SUNY New Paltz is such a wonderful place, and I was so lucky to have been a student there. While at SUNY New Paltz, I had the fortune of coming in contact with numerous staff that really influenced my learning. Professor Flayhan, particularly, went out of her way to help me find my first, second and third internship. Years later, she wrote me recommendations for my first job, my Ph.D., and even for research grants. Throughout the years she has been my most important professional mentor and I go to her for advice regularly. She has been a major inspiration behind my decision to continue my studies, and the lessons I learned from her classes stick with me still. To any SUNY New Paltz student, I cannot emphasise enough the importance of making, and maintaining, contact with lecturers like I have with Professor Flayhan.
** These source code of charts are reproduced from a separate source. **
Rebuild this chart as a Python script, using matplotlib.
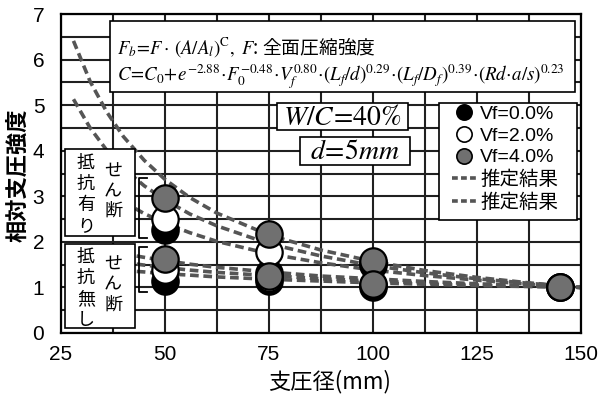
import numpy as np
import matplotlib
matplotlib.use("Agg")
import matplotlib.pyplot as plt
from matplotlib.lines import Line2D
from matplotlib.patches import Rectangle

plt.rcParams['mathtext.fontset'] = 'stix'

JP = ['Noto Sans CJK JP', 'DejaVu Sans']
NUM = ['Liberation Sans Narrow', 'Liberation Sans', 'DejaVu Sans']
LAT = ['Liberation Sans', 'Noto Sans CJK JP', 'DejaVu Sans']

# measured relative bearing strength (upper/lower group per bearing diameter)
bearing_d = [50, 50, 75, 75, 100, 100, 145]
vf0 = [2.25, 1.15, 1.32, 1.15, 1.50, 1.02, 1.00]
vf2 = [2.50, 1.38, 1.78, 1.20, 1.53, 1.05, 1.00]
vf4 = [2.96, 1.63, 2.18, 1.26, 1.57, 1.08, 1.02]

# estimated curves, with shear resistance
est_x_hi = [28, 32, 36, 40, 45, 50, 56, 62.5, 75, 87.5, 100, 112.5, 125, 137.5, 150]
est_hi_a = [6.41, 5.52, 4.85, 4.31, 3.79, 3.37, 2.97, 2.63, 2.15, 1.82, 1.57, 1.37, 1.22, 1.10, 1.00]
est_hi_b = [5.13, 4.50, 4.01, 3.62, 3.23, 2.92, 2.61, 2.35, 1.96, 1.69, 1.48, 1.32, 1.19, 1.09, 1.00]
est_hi_c = [3.83, 3.44, 3.13, 2.88, 2.62, 2.41, 2.20, 2.01, 1.74, 1.54, 1.38, 1.26, 1.16, 1.07, 1.00]

# estimated curves, without shear resistance
est_x_lo = [40, 45, 50, 56, 62.5, 75, 87.5, 100, 112.5, 125, 137.5, 150]
est_lo_a = [1.74, 1.66, 1.59, 1.51, 1.44, 1.34, 1.25, 1.19, 1.13, 1.08, 1.04, 1.00]
est_lo_b = [1.55, 1.49, 1.44, 1.38, 1.33, 1.26, 1.19, 1.14, 1.10, 1.06, 1.03, 1.00]
est_lo_c = [1.37, 1.34, 1.30, 1.27, 1.23, 1.18, 1.14, 1.10, 1.07, 1.04, 1.02, 1.00]

x_ticks = [25, 50, 75, 100, 125, 150]
y_ticks = [0, 1, 2, 3, 4, 5, 6, 7]
x_grid = np.arange(25, 150.1, 12.5)
y_grid = np.arange(0, 7.01, 0.5)

W, H = 599, 394
AX_L, AX_R, AX_T, AX_B = 61, 581, 14, 333

fig = plt.figure(figsize=(W / 100, H / 100), dpi=100)
ax = fig.add_axes([AX_L / W, 1 - AX_B / H, (AX_R - AX_L) / W, (AX_B - AX_T) / H])


def axpos(px, py):
    return (px - AX_L) / (AX_R - AX_L), (AX_B - py) / (AX_B - AX_T)


def box(px0, py0, px1, py1, lw=1.2, z=6):
    x0, y0 = axpos(px0, py1)
    x1, y1 = axpos(px1, py0)
    ax.add_patch(Rectangle((x0, y0), x1 - x0, y1 - y0, transform=ax.transAxes,
                           facecolor='white', edgecolor='black', lw=lw,
                           zorder=z, clip_on=False))


def txt(px, py, s, **kw):
    x, y = axpos(px, py)
    ax.text(x, y, s, transform=ax.transAxes, zorder=7, **kw)


def vtext(px, pys, s, size=13):
    for ch, py in zip(s, pys):
        txt(px, py, ch, ha='center', va='center', family=JP, size=size)


# grid every 12.5 mm / 0.5
ax.vlines(x_grid, 0, 7, colors='#202020', linewidth=1.5, zorder=2.5)
ax.hlines(y_grid, 25, 150, colors='#202020', linewidth=1.5, zorder=2.5)

line_kw = dict(color='#555555', lw=2.6, dashes=(2.4, 1.3), zorder=3)
for ys in (est_hi_a, est_hi_b, est_hi_c):
    ax.plot(est_x_hi, ys, **line_kw)
for ys in (est_lo_a, est_lo_b, est_lo_c):
    ax.plot(est_x_lo, ys, **line_kw)

gray = '#707070'
for ys, fc in ((vf0, 'black'), (vf2, 'white'), (vf4, gray)):
    ax.plot(bearing_d, ys, 'o', ls='none', ms=19, mfc=fc, mec='black',
            mew=1.6, zorder=5)

# brackets
ax.plot([45.7, 43.8, 43.8, 45.7], [3.41, 3.41, 2.09, 2.09], color='black', lw=1.3, zorder=4)
ax.plot([45.7, 43.8, 43.8, 45.7], [1.89, 1.89, 0.90, 0.90], color='black', lw=1.3, zorder=4)

ax.set_xlim(25, 150)
ax.set_ylim(0, 7)
ax.set_xticks(x_ticks)
ax.set_yticks(y_ticks)
ax.tick_params(direction='in', length=5, width=1.3, labelsize=15)
ax.tick_params(axis='x', pad=9)
ax.tick_params(axis='y', pad=12)
for lab in ax.get_xticklabels() + ax.get_yticklabels():
    lab.set_family(NUM)
for sp in ax.spines.values():
    sp.set_linewidth(1.6)
    sp.set_zorder(4)

fig.text(18 / W, 1 - 175 / H, '相対支圧強度', rotation=90, family=JP, size=16,
         weight='bold', ha='center', va='center')
fig.text(330 / W, 1 - 382 / H, '支圧径(mm)', family=JP, size=16,
         ha='center', va='center')

# formula box
box(110, 21, 575, 92)
txt(117, 47, r'$F_b\!=\!F\cdot\,(A/A_l)^{\mathrm{C}},\ F$: 全面圧縮強度',
    family=JP, size=13.5, va='center', ha='left')
txt(117, 77, r'$C\!=\!C_0\!+\!e^{-2.88}\!\cdot\! F_0^{-0.48}\!\cdot\! V_f^{0.80}\!\cdot\!(L_f/d)^{0.29}'
             r'\!\cdot\!(L_f/D_f)^{0.39}\!\cdot\!(Rd\!\cdot\! a/s)^{0.23}$',
    size=13.6, va='center', ha='left')

# condition boxes
box(277, 103, 408, 130)
txt(342, 117, r'$W/C\!=\!40\%$', size=20, ha='center', va='center')
box(300, 137, 410, 165)
txt(355, 151, r'$d\!=\!5mm$', size=20, ha='center', va='center')

# shear resistance labels
box(65, 149, 135, 236)
vtext(86, [163, 184, 205, 226], '抵抗有り')
vtext(113, [172, 191, 211], 'せん断')
box(65, 244, 135, 328)
vtext(86, [257, 278, 299, 320], '抵抗無し')
vtext(113, [265, 284, 305], 'せん断')

# legend (frame drawn separately)
box(439, 103, 577, 220, z=7.5)
handles = [
    Line2D([], [], marker='o', ls='none', ms=11, mfc='black', mec='black', mew=1.2),
    Line2D([], [], marker='o', ls='none', ms=11, mfc='white', mec='black', mew=1.2),
    Line2D([], [], marker='o', ls='none', ms=11, mfc=gray, mec='black', mew=1.2),
    Line2D([], [], color='#555555', lw=2.6, dashes=(1.6, 0.9)),
    Line2D([], [], color='#555555', lw=2.6, dashes=(1.6, 0.9)),
]
labels = ['Vf=0.0%', 'Vf=2.0%', 'Vf=4.0%', '推定結果', '推定結果']
leg = ax.legend(handles, labels, loc='upper left', bbox_to_anchor=axpos(452, 105),
                borderaxespad=0, borderpad=0, labelspacing=0.22, handlelength=1.25,
                handletextpad=0.2, frameon=False, prop={'family': LAT, 'size': 14})
leg.set_zorder(8)

fig.savefig('out.png', dpi=100)
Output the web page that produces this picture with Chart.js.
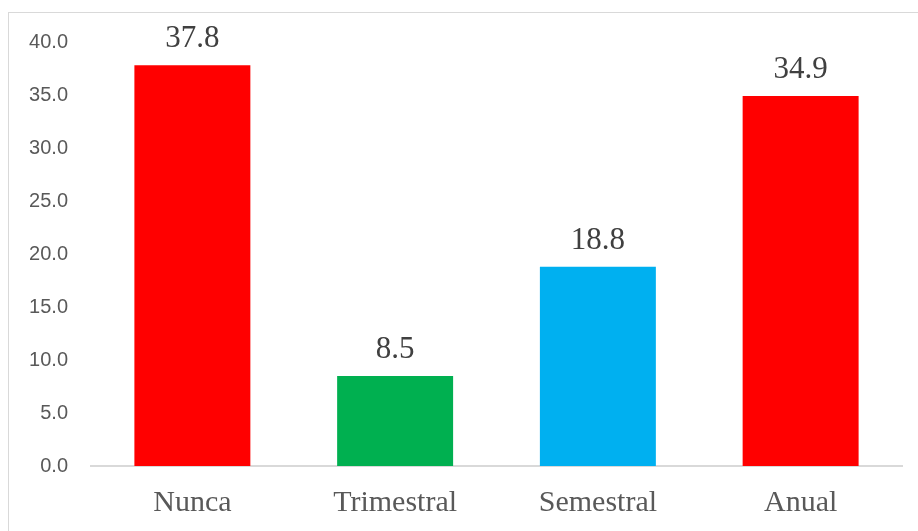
<!DOCTYPE html>
<html>
<head>
<meta charset="utf-8">
<script src="https://cdn.jsdelivr.net/npm/chart.js@4.4.1/dist/chart.umd.min.js"></script>
<style>
    html, body { margin: 0; padding: 0; background: #fff; overflow: hidden; }
    #wrap { position: relative; width: 918px; height: 531px; }
    #frame { position: absolute; left: 8px; top: 12px; width: 1000px; height: 1000px;
             border-left: 1px solid #d9d9d9; border-top: 1px solid #d9d9d9; }
    #chart { position: absolute; left: 0; top: 0; }
</style>
</head>
<body>
<div id="wrap">
    <div id="frame"></div>
    <canvas id="chart" width="918" height="531"></canvas>
</div>
<script>
// Chart data
const categories = ['Nunca', 'Trimestral', 'Semestral', 'Anual'];
const values = [37.8, 8.5, 18.8, 34.9];
const barColors = ['#FF0000', '#00B050', '#00B0F0', '#FF0000'];
const yTicks = [0, 5, 10, 15, 20, 25, 30, 35, 40];

// Value labels above each bar
const valueLabels = {
    id: 'valueLabels',
    afterDatasetsDraw(chart) {
        const ctx = chart.ctx;
        const meta = chart.getDatasetMeta(0);
        ctx.save();
        ctx.font = '31px "Liberation Serif", "Times New Roman", serif';
        ctx.fillStyle = '#404040';
        ctx.textAlign = 'center';
        ctx.textBaseline = 'alphabetic';
        meta.data.forEach((bar, i) => {
            ctx.fillText(values[i].toFixed(1), bar.x, bar.y - 18);
        });
        ctx.restore();
    }
};

new Chart(document.getElementById('chart'), {
    type: 'bar',
    data: {
        labels: categories,
        datasets: [{
            data: values,
            backgroundColor: barColors,
            borderWidth: 0,
            barPercentage: 0.572,
            categoryPercentage: 1
        }]
    },
    options: {
        responsive: false,
        animation: false,
        layout: {
            padding: { left: 0, top: 42, right: 16, bottom: 0 }
        },
        plugins: {
            legend: { display: false },
            tooltip: { enabled: false }
        },
        scales: {
            x: {
                grid: { display: false, drawTicks: false },
                border: { color: '#d9d9d9', width: 2 },
                ticks: {
                    color: '#595959',
                    padding: 19,
                    font: { family: '"Liberation Serif", "Times New Roman", serif', size: 30 }
                },
                afterFit: function(scale) {
                    scale.height = 65;
                }
            },
            y: {
                min: 0,
                max: 40,
                grid: { display: false, drawTicks: false },
                border: { display: false },
                afterBuildTicks: function(scale) {
                    scale.ticks = yTicks.map(v => ({ value: v }));
                },
                ticks: {
                    color: '#595959',
                    padding: 23,
                    font: { family: '"Liberation Sans", Arial, sans-serif', size: 20 },
                    callback: function(value) {
                        return Number(value).toFixed(1);
                    }
                },
                afterFit: function(scale) {
                    scale.width = 91;
                }
            }
        }
    },
    plugins: [valueLabels]
});
</script>
</body>
</html>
Professionally and personally, mentors are essential, and New Paltz has so many great professors, it shouldn’t be hard to find a good one.

What’s next for you?

The next three years I will be working towards my Ph.D. in Ireland. I am presenting a paper at Oxford in September and am hoping to present at more conferences in the upcoming year. I am hoping when my Ph.D. is finished to write a book. I would also love to work for a company like Google or the United Nations, and maybe spend some more time lecturing in Europe. Long-term I hope to come back home to New York where my family, the beach, and my all-time favourite—Dunkin’ Doughnuts—are, but until then I am enjoying the ride that SUNY New Paltz started for me.